### PROMPT
The lines from the top of the material through the line with "(b2b) at (408,305)" are to be set down exactly. Leave the pictures out.

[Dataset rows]
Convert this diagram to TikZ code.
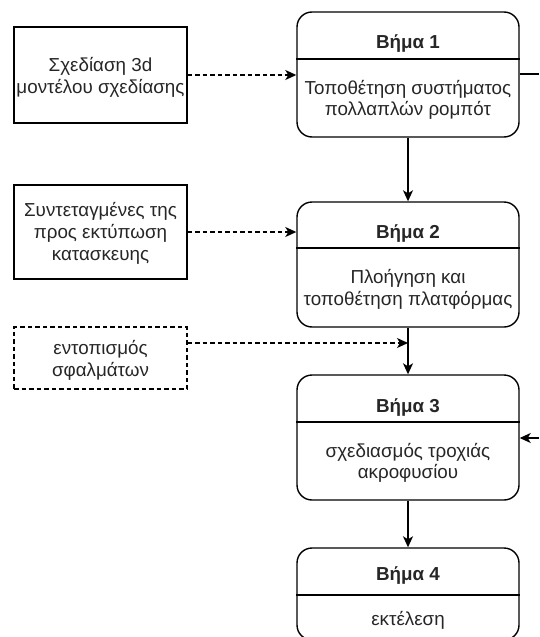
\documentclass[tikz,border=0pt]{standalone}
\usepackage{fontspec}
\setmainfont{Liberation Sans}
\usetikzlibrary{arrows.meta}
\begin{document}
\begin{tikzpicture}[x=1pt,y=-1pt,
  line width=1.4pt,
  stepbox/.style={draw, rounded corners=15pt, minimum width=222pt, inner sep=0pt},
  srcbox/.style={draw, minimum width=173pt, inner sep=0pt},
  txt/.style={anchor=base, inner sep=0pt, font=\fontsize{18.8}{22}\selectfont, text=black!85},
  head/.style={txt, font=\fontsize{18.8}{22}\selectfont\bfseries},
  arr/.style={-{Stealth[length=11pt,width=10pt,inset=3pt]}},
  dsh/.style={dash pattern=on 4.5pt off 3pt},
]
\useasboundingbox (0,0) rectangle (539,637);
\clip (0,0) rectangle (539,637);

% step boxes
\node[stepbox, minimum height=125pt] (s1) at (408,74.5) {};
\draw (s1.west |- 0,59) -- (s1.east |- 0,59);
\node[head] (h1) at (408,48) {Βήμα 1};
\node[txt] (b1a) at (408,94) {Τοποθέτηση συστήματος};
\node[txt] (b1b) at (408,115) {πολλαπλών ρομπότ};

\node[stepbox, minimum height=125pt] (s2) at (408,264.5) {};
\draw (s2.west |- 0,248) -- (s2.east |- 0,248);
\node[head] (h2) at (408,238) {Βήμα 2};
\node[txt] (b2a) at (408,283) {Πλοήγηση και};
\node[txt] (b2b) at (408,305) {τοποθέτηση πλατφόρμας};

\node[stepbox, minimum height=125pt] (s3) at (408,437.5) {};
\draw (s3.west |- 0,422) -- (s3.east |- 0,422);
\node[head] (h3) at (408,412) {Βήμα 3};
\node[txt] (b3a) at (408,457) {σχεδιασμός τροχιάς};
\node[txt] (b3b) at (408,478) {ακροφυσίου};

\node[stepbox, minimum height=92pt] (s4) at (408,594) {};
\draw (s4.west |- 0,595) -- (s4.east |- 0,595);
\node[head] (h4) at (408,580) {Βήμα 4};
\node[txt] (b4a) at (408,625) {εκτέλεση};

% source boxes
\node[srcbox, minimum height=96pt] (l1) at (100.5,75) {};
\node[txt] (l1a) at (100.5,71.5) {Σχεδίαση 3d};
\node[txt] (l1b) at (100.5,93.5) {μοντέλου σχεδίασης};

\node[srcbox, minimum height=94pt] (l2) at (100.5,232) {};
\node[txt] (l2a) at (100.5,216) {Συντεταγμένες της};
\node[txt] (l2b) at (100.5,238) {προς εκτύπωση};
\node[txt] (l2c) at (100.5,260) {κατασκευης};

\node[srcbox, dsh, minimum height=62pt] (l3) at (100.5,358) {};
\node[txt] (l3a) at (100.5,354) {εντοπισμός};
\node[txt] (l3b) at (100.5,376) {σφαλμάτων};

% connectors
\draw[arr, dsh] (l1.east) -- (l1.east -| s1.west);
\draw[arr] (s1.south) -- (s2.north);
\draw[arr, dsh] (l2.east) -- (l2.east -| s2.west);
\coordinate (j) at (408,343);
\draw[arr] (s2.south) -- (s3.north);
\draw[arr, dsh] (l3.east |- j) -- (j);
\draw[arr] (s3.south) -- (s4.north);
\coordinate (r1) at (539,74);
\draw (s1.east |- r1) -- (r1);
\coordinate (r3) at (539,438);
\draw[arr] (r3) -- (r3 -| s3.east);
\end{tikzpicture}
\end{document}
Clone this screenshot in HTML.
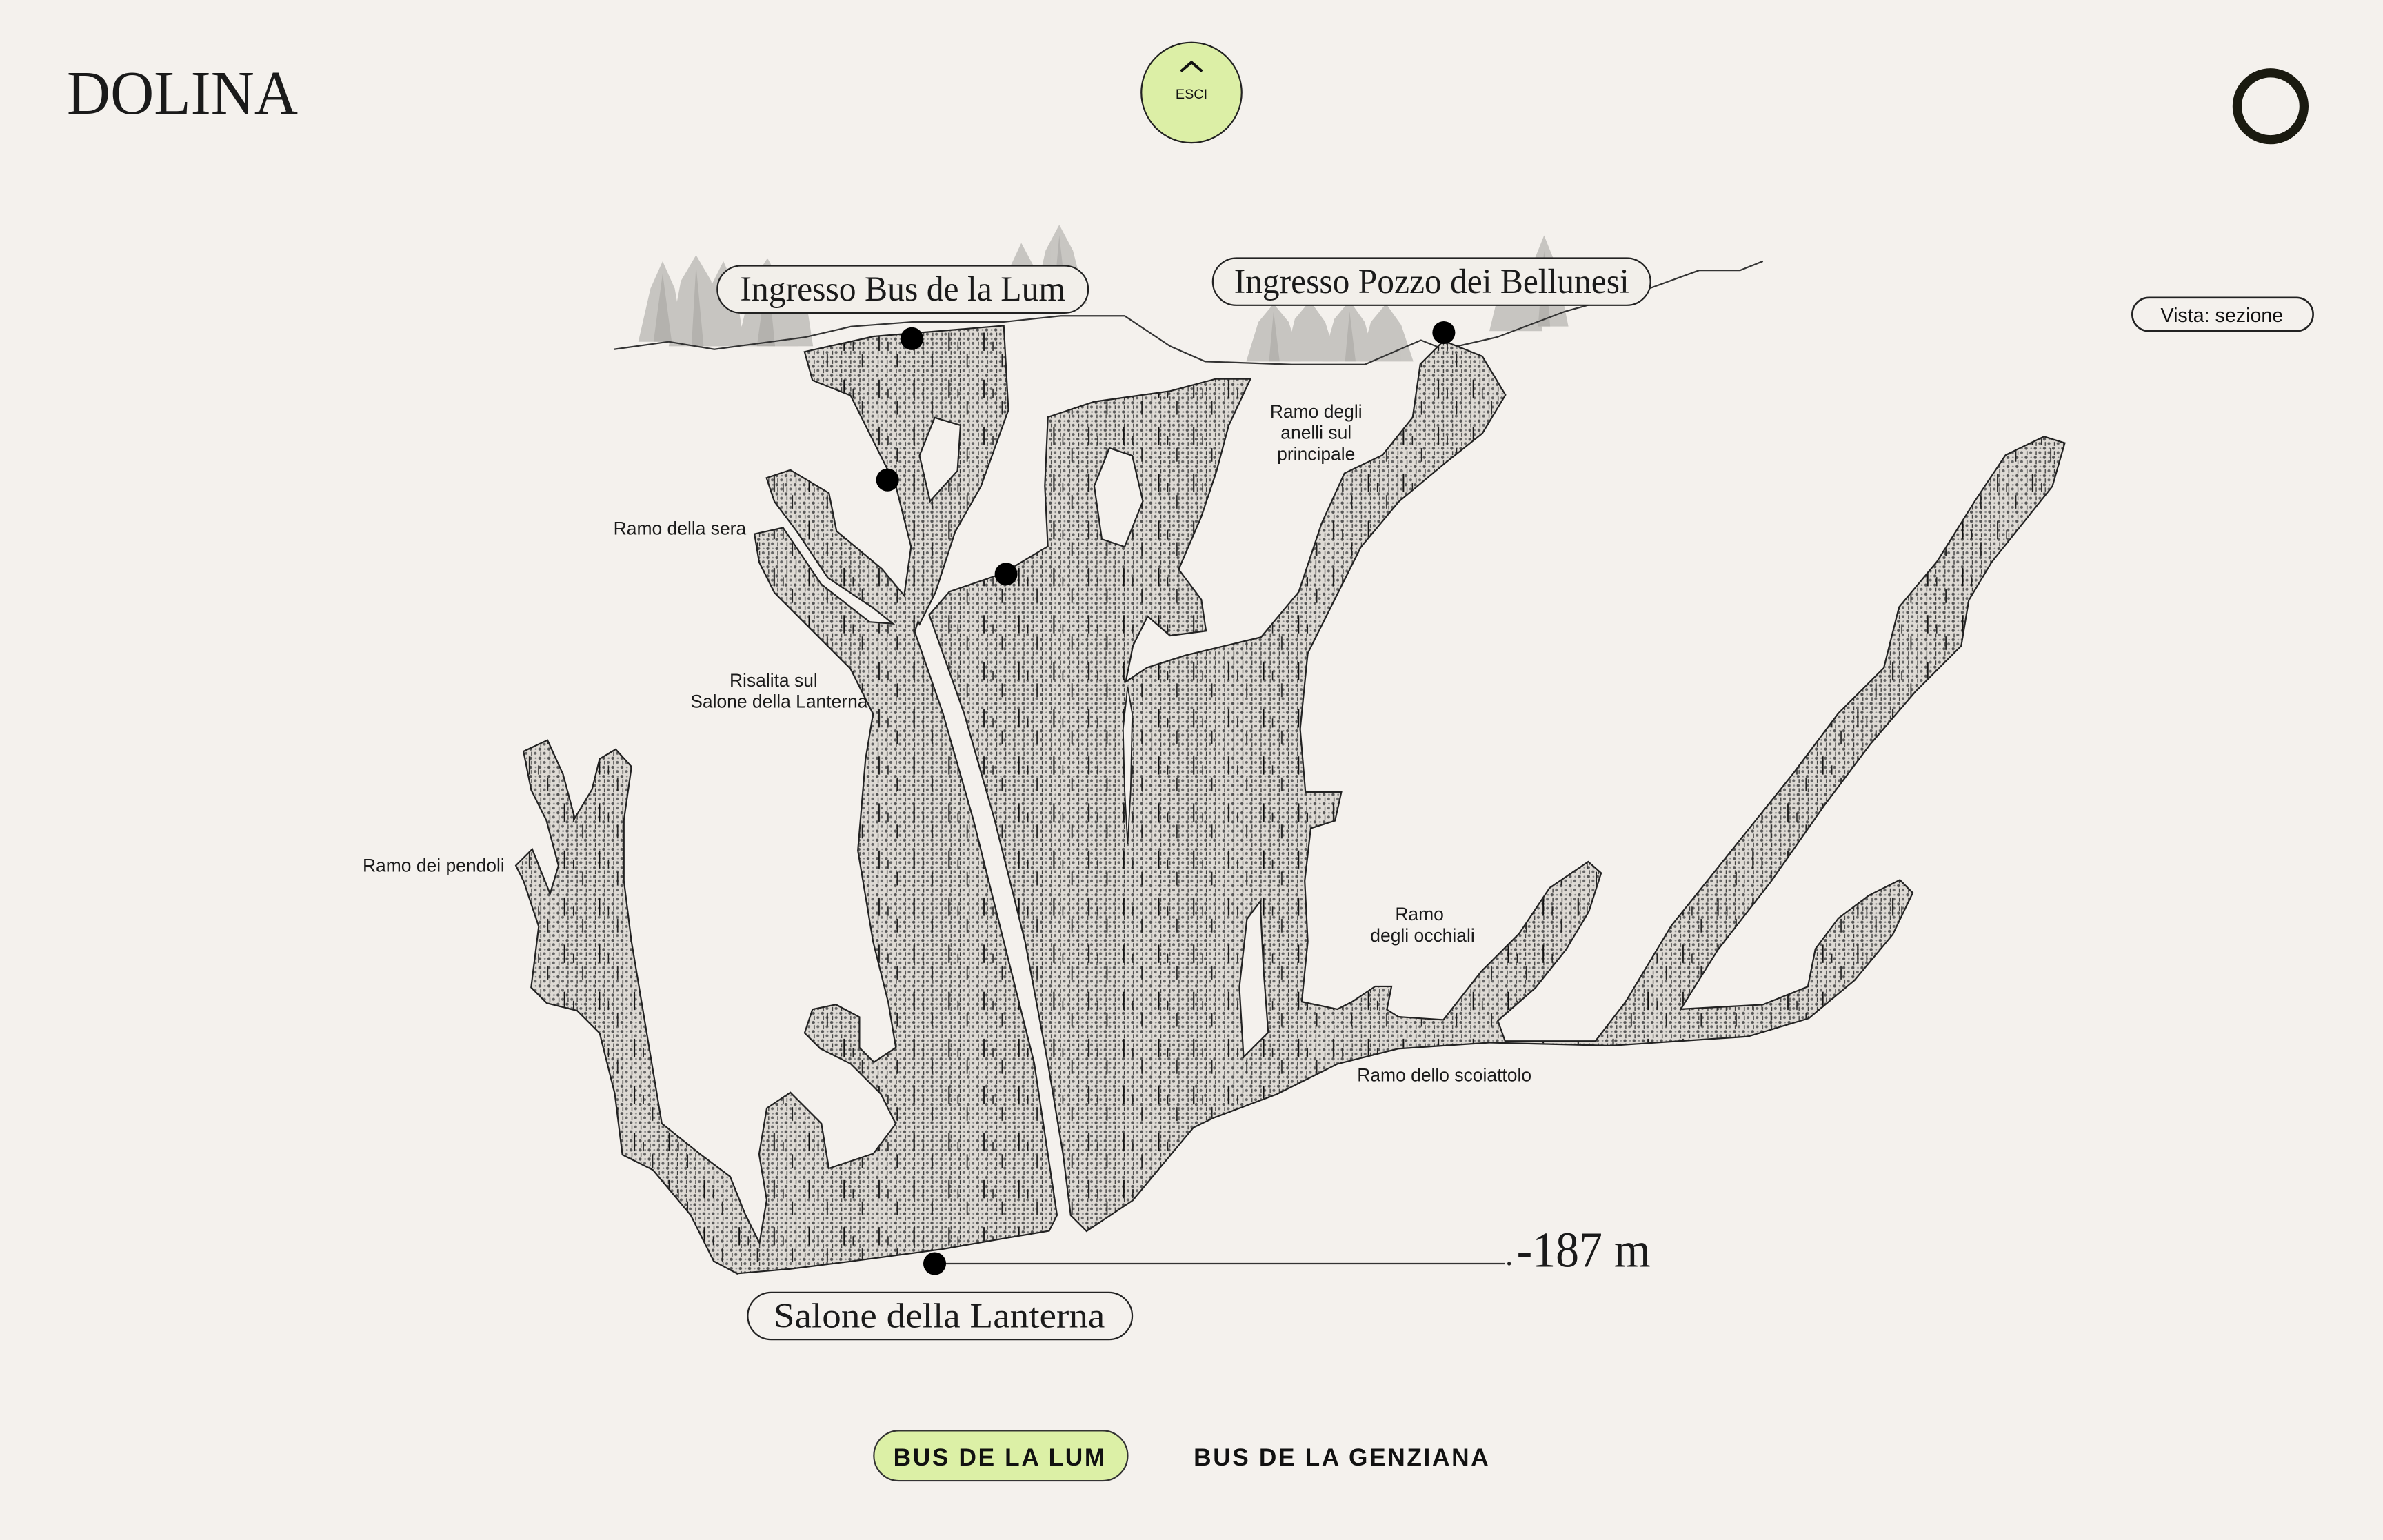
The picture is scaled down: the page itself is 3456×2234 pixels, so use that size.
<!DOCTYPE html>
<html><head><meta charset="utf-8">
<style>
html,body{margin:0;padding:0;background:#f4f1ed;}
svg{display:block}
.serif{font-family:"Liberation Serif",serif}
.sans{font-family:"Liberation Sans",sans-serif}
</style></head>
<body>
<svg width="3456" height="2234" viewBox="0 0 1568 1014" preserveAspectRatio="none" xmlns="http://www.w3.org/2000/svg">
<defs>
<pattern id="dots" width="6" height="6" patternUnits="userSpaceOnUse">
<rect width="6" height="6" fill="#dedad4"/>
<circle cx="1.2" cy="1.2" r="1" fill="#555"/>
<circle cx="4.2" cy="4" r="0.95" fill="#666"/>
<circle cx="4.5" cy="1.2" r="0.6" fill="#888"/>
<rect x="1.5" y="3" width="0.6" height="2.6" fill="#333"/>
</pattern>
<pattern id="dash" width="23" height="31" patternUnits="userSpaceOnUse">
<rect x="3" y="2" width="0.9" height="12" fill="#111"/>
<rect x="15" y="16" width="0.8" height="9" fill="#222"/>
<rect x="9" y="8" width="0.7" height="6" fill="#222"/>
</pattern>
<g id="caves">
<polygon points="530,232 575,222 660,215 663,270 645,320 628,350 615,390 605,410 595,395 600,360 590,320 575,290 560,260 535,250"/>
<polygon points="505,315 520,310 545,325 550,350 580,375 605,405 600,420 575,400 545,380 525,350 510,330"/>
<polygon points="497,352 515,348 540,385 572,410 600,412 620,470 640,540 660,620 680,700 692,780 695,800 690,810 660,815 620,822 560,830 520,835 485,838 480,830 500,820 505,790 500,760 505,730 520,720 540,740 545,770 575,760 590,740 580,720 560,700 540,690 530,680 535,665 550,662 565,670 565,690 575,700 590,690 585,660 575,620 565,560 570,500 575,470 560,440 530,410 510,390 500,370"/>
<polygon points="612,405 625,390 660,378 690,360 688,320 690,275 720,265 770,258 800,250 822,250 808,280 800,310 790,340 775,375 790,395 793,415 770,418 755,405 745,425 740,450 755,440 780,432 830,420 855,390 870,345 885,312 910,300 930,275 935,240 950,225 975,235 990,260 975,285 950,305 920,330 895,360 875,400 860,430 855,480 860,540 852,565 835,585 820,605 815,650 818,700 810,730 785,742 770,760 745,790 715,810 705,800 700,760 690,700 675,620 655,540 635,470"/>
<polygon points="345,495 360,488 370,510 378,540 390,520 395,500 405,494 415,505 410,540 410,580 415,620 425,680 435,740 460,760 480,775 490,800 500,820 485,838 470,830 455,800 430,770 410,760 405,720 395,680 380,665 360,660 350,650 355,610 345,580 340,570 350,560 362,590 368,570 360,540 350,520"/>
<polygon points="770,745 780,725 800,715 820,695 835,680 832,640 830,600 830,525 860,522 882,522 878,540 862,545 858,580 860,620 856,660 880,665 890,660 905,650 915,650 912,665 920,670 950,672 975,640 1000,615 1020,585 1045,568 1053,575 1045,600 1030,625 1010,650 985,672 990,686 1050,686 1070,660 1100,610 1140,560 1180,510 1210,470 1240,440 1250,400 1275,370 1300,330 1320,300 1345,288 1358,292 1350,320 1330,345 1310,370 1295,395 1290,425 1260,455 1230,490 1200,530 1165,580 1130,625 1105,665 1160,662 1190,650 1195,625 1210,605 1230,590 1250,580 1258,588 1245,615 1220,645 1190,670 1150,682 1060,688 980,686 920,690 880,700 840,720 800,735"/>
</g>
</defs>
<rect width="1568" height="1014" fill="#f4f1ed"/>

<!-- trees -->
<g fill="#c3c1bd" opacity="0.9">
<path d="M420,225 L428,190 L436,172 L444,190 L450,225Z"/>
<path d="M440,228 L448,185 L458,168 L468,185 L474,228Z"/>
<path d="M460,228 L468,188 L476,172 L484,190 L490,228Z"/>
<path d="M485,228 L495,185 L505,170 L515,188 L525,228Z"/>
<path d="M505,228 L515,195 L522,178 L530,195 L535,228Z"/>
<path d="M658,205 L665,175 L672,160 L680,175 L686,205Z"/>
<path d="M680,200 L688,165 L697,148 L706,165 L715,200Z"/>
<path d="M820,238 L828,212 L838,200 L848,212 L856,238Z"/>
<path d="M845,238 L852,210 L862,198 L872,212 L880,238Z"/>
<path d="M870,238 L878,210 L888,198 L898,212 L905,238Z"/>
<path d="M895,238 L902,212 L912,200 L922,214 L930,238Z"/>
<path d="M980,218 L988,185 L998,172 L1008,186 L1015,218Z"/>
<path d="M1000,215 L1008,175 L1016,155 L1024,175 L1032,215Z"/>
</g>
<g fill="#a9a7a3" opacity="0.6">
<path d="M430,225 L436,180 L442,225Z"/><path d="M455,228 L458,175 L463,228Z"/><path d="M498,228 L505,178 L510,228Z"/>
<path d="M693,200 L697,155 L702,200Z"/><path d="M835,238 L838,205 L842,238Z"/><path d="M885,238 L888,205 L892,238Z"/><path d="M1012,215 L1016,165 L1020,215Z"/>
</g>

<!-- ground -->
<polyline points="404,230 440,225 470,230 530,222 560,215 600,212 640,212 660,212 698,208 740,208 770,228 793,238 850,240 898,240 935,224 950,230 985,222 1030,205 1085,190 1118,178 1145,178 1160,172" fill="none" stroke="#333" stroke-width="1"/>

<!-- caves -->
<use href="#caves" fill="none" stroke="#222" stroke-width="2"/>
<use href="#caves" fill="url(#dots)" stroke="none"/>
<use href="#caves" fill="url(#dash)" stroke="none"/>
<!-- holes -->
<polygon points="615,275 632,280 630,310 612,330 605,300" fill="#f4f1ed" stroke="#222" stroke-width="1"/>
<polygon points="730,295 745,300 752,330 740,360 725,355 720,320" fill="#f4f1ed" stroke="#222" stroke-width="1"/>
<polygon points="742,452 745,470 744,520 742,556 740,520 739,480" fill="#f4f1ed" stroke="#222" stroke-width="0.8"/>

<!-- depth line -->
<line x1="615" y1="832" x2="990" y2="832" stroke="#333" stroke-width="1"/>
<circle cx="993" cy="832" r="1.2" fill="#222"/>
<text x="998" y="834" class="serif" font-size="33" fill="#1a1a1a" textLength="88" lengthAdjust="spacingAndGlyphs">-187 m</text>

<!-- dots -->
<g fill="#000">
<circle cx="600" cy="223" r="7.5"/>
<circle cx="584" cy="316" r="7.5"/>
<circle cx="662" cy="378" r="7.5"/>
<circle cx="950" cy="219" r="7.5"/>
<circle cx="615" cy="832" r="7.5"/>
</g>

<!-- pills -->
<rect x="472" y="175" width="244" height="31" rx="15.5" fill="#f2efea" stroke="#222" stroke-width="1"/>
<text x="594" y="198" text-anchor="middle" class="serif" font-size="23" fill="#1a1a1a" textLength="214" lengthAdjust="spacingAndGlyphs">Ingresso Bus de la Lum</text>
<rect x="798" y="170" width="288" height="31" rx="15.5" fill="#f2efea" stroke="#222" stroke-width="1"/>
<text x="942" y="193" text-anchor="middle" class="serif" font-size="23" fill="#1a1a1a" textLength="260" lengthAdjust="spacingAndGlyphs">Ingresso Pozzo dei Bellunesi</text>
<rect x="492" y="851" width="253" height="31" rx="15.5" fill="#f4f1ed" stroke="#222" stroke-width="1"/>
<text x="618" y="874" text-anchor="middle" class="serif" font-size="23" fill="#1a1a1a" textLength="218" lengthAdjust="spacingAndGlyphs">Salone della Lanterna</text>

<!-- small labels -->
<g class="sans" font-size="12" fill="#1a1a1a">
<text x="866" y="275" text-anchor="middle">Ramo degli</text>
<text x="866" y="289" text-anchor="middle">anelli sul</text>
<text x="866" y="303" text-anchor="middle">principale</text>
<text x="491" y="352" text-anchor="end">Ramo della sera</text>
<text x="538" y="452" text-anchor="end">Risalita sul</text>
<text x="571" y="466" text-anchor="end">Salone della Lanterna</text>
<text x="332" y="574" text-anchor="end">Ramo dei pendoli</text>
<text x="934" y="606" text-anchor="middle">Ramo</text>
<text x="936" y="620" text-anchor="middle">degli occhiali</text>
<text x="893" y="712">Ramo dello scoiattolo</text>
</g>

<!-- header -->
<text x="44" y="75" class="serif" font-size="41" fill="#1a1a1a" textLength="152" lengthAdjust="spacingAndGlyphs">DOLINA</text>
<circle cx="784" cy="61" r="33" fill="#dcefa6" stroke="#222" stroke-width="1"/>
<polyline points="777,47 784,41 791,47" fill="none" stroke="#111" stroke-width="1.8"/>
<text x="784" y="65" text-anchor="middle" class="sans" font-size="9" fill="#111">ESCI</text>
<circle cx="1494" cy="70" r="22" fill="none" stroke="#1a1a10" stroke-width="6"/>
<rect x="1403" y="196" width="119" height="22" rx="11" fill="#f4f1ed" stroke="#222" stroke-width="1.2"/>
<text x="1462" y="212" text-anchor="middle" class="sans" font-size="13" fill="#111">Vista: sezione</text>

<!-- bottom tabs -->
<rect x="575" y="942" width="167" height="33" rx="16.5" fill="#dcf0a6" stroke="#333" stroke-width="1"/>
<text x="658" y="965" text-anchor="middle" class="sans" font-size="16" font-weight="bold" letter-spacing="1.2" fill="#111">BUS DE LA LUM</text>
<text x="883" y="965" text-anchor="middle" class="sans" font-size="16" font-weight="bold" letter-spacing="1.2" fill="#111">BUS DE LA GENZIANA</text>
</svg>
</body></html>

### FINISHED EXERCISE
Convert this diagram to TikZ code.
\documentclass[tikz,border=0pt]{standalone}
\usepackage{fontspec}
\setmainfont{Liberation Sans}
\usetikzlibrary{arrows.meta}
\begin{document}
\begin{tikzpicture}[x=1pt,y=-1pt,
  line width=1.4pt,
  stepbox/.style={draw, rounded corners=15pt, minimum width=222pt, inner sep=0pt},
  srcbox/.style={draw, minimum width=173pt, inner sep=0pt},
  txt/.style={anchor=base, inner sep=0pt, font=\fontsize{18.8}{22}\selectfont, text=black!85},
  head/.style={txt, font=\fontsize{18.8}{22}\selectfont\bfseries},
  arr/.style={-{Stealth[length=11pt,width=10pt,inset=3pt]}},
  dsh/.style={dash pattern=on 4.5pt off 3pt},
]
\useasboundingbox (0,0) rectangle (539,637);
\clip (0,0) rectangle (539,637);

% step boxes
\node[stepbox, minimum height=125pt] (s1) at (408,74.5) {};
\draw (s1.west |- 0,59) -- (s1.east |- 0,59);
\node[head] (h1) at (408,48) {Βήμα 1};
\node[txt] (b1a) at (408,94) {Τοποθέτηση συστήματος};
\node[txt] (b1b) at (408,115) {πολλαπλών ρομπότ};

\node[stepbox, minimum height=125pt] (s2) at (408,264.5) {};
\draw (s2.west |- 0,248) -- (s2.east |- 0,248);
\node[head] (h2) at (408,238) {Βήμα 2};
\node[txt] (b2a) at (408,283) {Πλοήγηση και};
\node[txt] (b2b) at (408,305) {τοποθέτηση πλατφόρμας};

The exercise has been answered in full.